Make no mistake, I've taken very few men home to meet the parents. Mostly, because my dad usually makes them shoot guns, help him castrate a pig, or climb 20 feet up a tree to chainsaw a precarious branch. It's his twisted way of running them through their paces. They always fail.

Every one of them found the Ranch quaint, rustic, even nostalgic in a Wild West kind of way. But all were quick to wipe the chicken shit from their Corinthian leather shoes and return to the city. Except the Ranger. He loves the Ranch. Frankly, more than I do. For me, it's a bit...well...embarrassing. The rusty bathtub used as watering trough, swimming pool pump used as flower pot (we've never had a pool), toilet seats hanging on the side of the barn, various pick-up trucks half-buried and in various states of disrepair, stacks of oil pipeline (?), old lunch boxes (Fat Albert, Wonder Woman, Blondie) filled with used nails, screws, and bolts. Let's not forget the discarded fragments of broken mirrors that outline the garage, storage shed, and garden hut (the peacocks like to look at themselves in the mirror), or the piles of scrap metal used to create a fence line (cheaper than barbed wire). With a peck on the cheek, I turned to the Ranger and declared, "Someday, honey, this will all be yours. After I croak." To which he said, "Cool."

But I digress. You see, people, I think you should know...because of this Ranch, I'm not the least bit sentimental about my food. I know there's killing involved and as long as it's done humanely and not in a factory, I'm down with that. Do I ENJOY tossing live crab in boiling water. Well, of course not. But that's the price of crab cakes. So I think it's my duty to man up. Slip on my big girl panties.

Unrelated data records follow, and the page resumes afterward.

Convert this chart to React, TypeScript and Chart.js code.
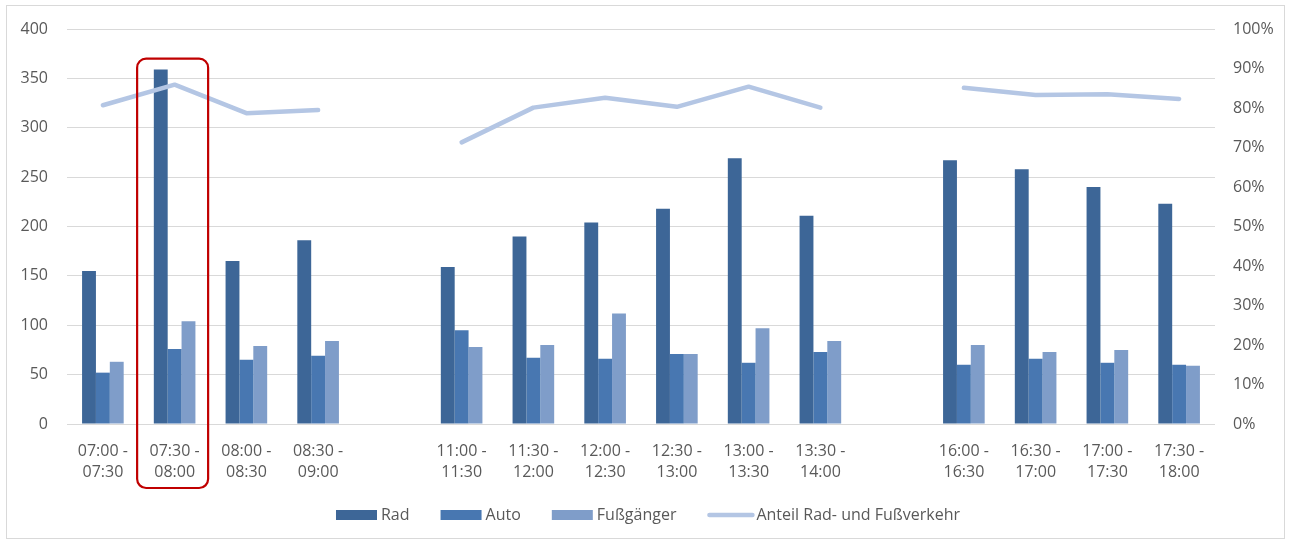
import React, { useEffect, useRef } from 'react';
import { Chart, registerables } from 'chart.js';
Chart.register(...registerables);

const categories: (string | string[])[] = [
  ['07:00 -', '07:30'], ['07:30 -', '08:00'], ['08:00 -', '08:30'], ['08:30 -', '09:00'], '',
  ['11:00 -', '11:30'], ['11:30 -', '12:00'], ['12:00 -', '12:30'], ['12:30 -', '13:00'], ['13:00 -', '13:30'], ['13:30 -', '14:00'], '',
  ['16:00 -', '16:30'], ['16:30 -', '17:00'], ['17:00 -', '17:30'], ['17:30 -', '18:00'],
];
const rad = [155, 359, 165, 186, null, 159, 190, 204, 218, 269, 211, null, 267, 258, 240, 223];
const auto = [52, 76, 65, 69, null, 95, 67, 66, 71, 62, 73, null, 60, 66, 62, 60];
const fuss = [63, 104, 79, 84, null, 78, 80, 112, 71, 97, 84, null, 80, 73, 75, 59];
const anteil = [0.807, 0.859, 0.787, 0.795, null, 0.713, 0.801, 0.826, 0.803, 0.854, 0.801, null, 0.851, 0.833, 0.835, 0.823];
const seriesNames = ['Rad', 'Auto', 'Fußgänger', 'Anteil Rad- und Fußverkehr'];
const highlightIndex = 1;

const C_RAD = '#3D6697';
const C_AUTO = '#4877B1';
const C_FUSS = '#7F9DC9';
const C_LINE = '#B4C6E4';
const TEXT = '#595959';
const FONT = 'Open Sans';

const framePlugin = {
  id: 'frame',
  beforeDraw(chart: any) {
    const ctx = chart.ctx;
    ctx.save();
    ctx.fillStyle = '#ffffff';
    ctx.fillRect(0, 0, chart.width, chart.height);
    ctx.strokeStyle = '#d9d9d9';
    ctx.lineWidth = 1;
    ctx.strokeRect(6.5, 5.5, 1278, 533);
    ctx.restore();
  },
};

const overlayPlugin = {
  id: 'overlay',
  afterDraw(chart: any) {
    const ctx = chart.ctx;
    const x = chart.scales.x;
    const y = chart.scales.y;
    // highlight box
    const c = x.getPixelForValue(highlightIndex);
    const left = c - 37.5;
    const right = c + 33.5;
    const top = y.getPixelForValue(370);
    const bottom = y.bottom + 64;
    const r = 9;
    ctx.save();
    ctx.strokeStyle = '#C00000';
    ctx.lineWidth = 2.2;
    ctx.beginPath();
    ctx.moveTo(left + r, top);
    ctx.lineTo(right - r, top);
    ctx.arcTo(right, top, right, top + r, r);
    ctx.lineTo(right, bottom - r);
    ctx.arcTo(right, bottom, right - r, bottom, r);
    ctx.lineTo(left + r, bottom);
    ctx.arcTo(left, bottom, left, bottom - r, r);
    ctx.lineTo(left, top + r);
    ctx.arcTo(left, top, left + r, top, r);
    ctx.closePath();
    ctx.stroke();

    // legend
    ctx.font = `16px "${FONT}"`;
    ctx.textBaseline = 'middle';
    ctx.fillStyle = TEXT;
    const boxW = 41;
    const gapText = 4;
    const gapItem = 31;
    const widths = seriesNames.map((n, i) => boxW + gapText + (i === 3 ? 4 : 0) + ctx.measureText(n).width);
    const total = widths.reduce((a, b) => a + b, 0) + gapItem * (seriesNames.length - 1);
    let px = chart.width / 2 - total / 2;
    const ly = 515;
    const colors = [C_RAD, C_AUTO, C_FUSS, C_LINE];
    seriesNames.forEach((n, i) => {
      if (i < 3) {
        ctx.fillStyle = colors[i];
        ctx.fillRect(px, ly - 5, boxW, 10);
      } else {
        ctx.strokeStyle = C_LINE;
        ctx.lineWidth = 4.5;
        ctx.lineCap = 'round';
        ctx.beginPath();
        ctx.moveTo(px + 2, ly);
        ctx.lineTo(px + boxW + 4, ly);
        ctx.stroke();
      }
      ctx.fillStyle = TEXT;
      ctx.fillText(n, px + boxW + gapText + (i === 3 ? 4 : 0), ly);
      px += widths[i] + gapItem;
    });
    ctx.restore();
  },
};

export default function App() {
  const ref = useRef<HTMLCanvasElement>(null);
  useEffect(() => {
    if (!ref.current) return;
    const chart = new Chart(ref.current, {
      type: 'bar',
      data: {
        labels: categories as any,
        datasets: [
          {
            type: 'line',
            label: seriesNames[3],
            data: anteil as any,
            yAxisID: 'y1',
            borderColor: C_LINE,
            backgroundColor: C_LINE,
            borderWidth: 4.5,
            borderCapStyle: 'round',
            borderJoinStyle: 'round',
            pointRadius: 0,
            spanGaps: false,
            tension: 0,
            order: 0,
          } as any,
          { label: seriesNames[0], data: rad as any, backgroundColor: C_RAD, yAxisID: 'y', order: 1 },
          { label: seriesNames[1], data: auto as any, backgroundColor: C_AUTO, yAxisID: 'y', order: 1 },
          { label: seriesNames[2], data: fuss as any, backgroundColor: C_FUSS, yAxisID: 'y', order: 1 },
        ],
      },
      options: {
        responsive: false,
        animation: false,
        devicePixelRatio: 1,
        layout: { padding: { top: 29, left: 0, right: 0, bottom: 0 } },
        datasets: { bar: { categoryPercentage: 0.58, barPercentage: 1.0 } } as any,
        plugins: { legend: { display: false }, tooltip: { enabled: false } },
        font: { family: FONT } as any,
        scales: {
          x: {
            grid: { display: false, drawTicks: false },
            border: { display: false },
            ticks: {
              color: TEXT,
              font: { family: FONT, size: 16, lineHeight: 1.3 },
              padding: 17,
              maxRotation: 0,
              autoSkip: false,
            },
            afterFit: (s: any) => { s.height = 118; },
          },
          y: {
            position: 'left',
            min: 0,
            max: 400,
            ticks: { stepSize: 50, color: TEXT, font: { family: FONT, size: 16 }, padding: 19 },
            grid: { color: '#d9d9d9', lineWidth: 1, drawTicks: false },
            border: { display: false },
            afterFit: (s: any) => { s.width = 67; },
          },
          y1: {
            position: 'right',
            min: 0,
            max: 1,
            ticks: {
              stepSize: 0.1,
              color: TEXT,
              font: { family: FONT, size: 16 },
              padding: 18,
              callback: (v: any) => Math.round(Number(v) * 100) + '%',
            },
            grid: { display: false, drawTicks: false },
            border: { display: false },
            afterFit: (s: any) => { s.width = 81; },
          },
        },
      },
      plugins: [framePlugin, overlayPlugin],
    });
    return () => chart.destroy();
  }, []);
  return (
    <div style={{ position: 'absolute', left: 0, top: 0, width: 1296, height: 542 }}>
      <canvas ref={ref} width={1296} height={542} style={{ width: 1296, height: 542, display: 'block' }} />
    </div>
  );
}
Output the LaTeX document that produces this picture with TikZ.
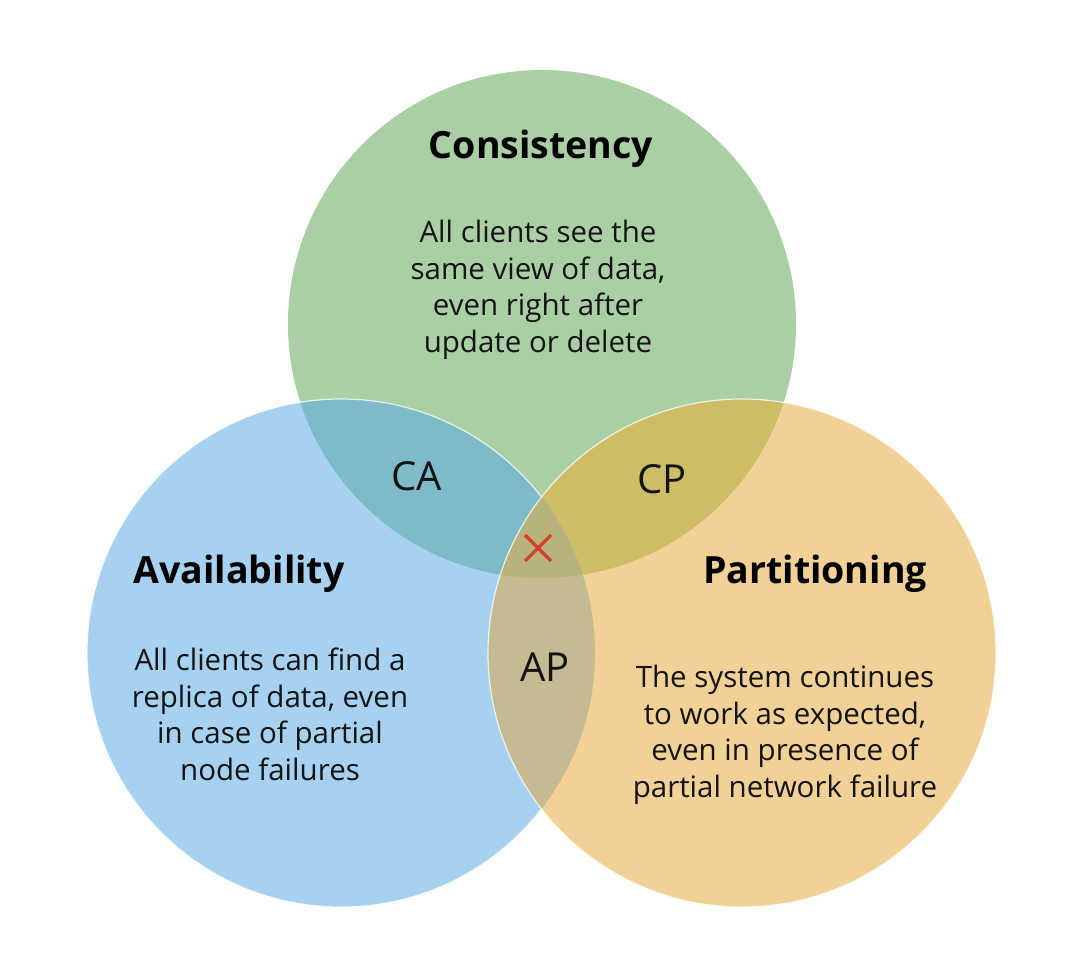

Growing up around livestock, we spent the early days of spring throat slitting, head snapping, bleeding, skinning, plucking, butchering and wrapping. I never named a cow Bessie, nuzzled a baby chick or imagined that sheep pondered the larger questions. The animals we raised were free range, well fed, antibiotic free and received first rate medical care long before these ideas were popular.

Even now, when I return to help out my dad, unlike the Ranger, I'm not charmed by sheep and their peaceful faces, chippy little tails or the way they all turn their heads in unison. Nope. What I see is more pedestrian: lamb shanks, chops, car seat covers. "Leg of lamb, take away the sins of the world, have mercy on us."

And to think I was once a vegetarian.

Americans are, for the most part, squeamish about their animal proteins. If it looks like what it once once, we're uncomfortable, even disturbed. Thus fish fillets, boneless chicken breasts and pork loin strips. We've gotten farther and farther from the killing, only honoring the eating, the fussy preparation. And somehow that feels wrong. As if erasing the face, legs, wings or tail absolves us of our duty to eat consciously, mindfully. To acknowledge, with a certain reverence, that someone (not something) died for my filet mignon. So The Chef and I are hatching a plan: to chronicle the life and death and damn good eating of Geraldine, the pig. Stay tuned.

I am, however, sentimental about sheep dogs. My dad's new pup is Chester, a Great Pyrenees. And already the Ranger and I are gathering our resources for some serious dognapping.


Now my dad has always been good to his sheep dogs, but make no mistake...they aren't pets or family members. They're employees. They have a job to do. So when he busted us giving Chester a rubbing, he scowled. "You're making him soft. You think when a stranger shows up or a coyote, he'll be able to defend himself or the flock if he rolls onto his back for a good scratch?"



Okay. He has a point. I'd hate to lose a freezer full of lamb chops to feral dogs. But what's a little lovin' between friends?

1 comment:

Anonymous said...

Just don't label the packages in the freezer, "Geraldine's shoulder", "Geraldine's chop", etc. And don't forget to create a small altar to her and all the others.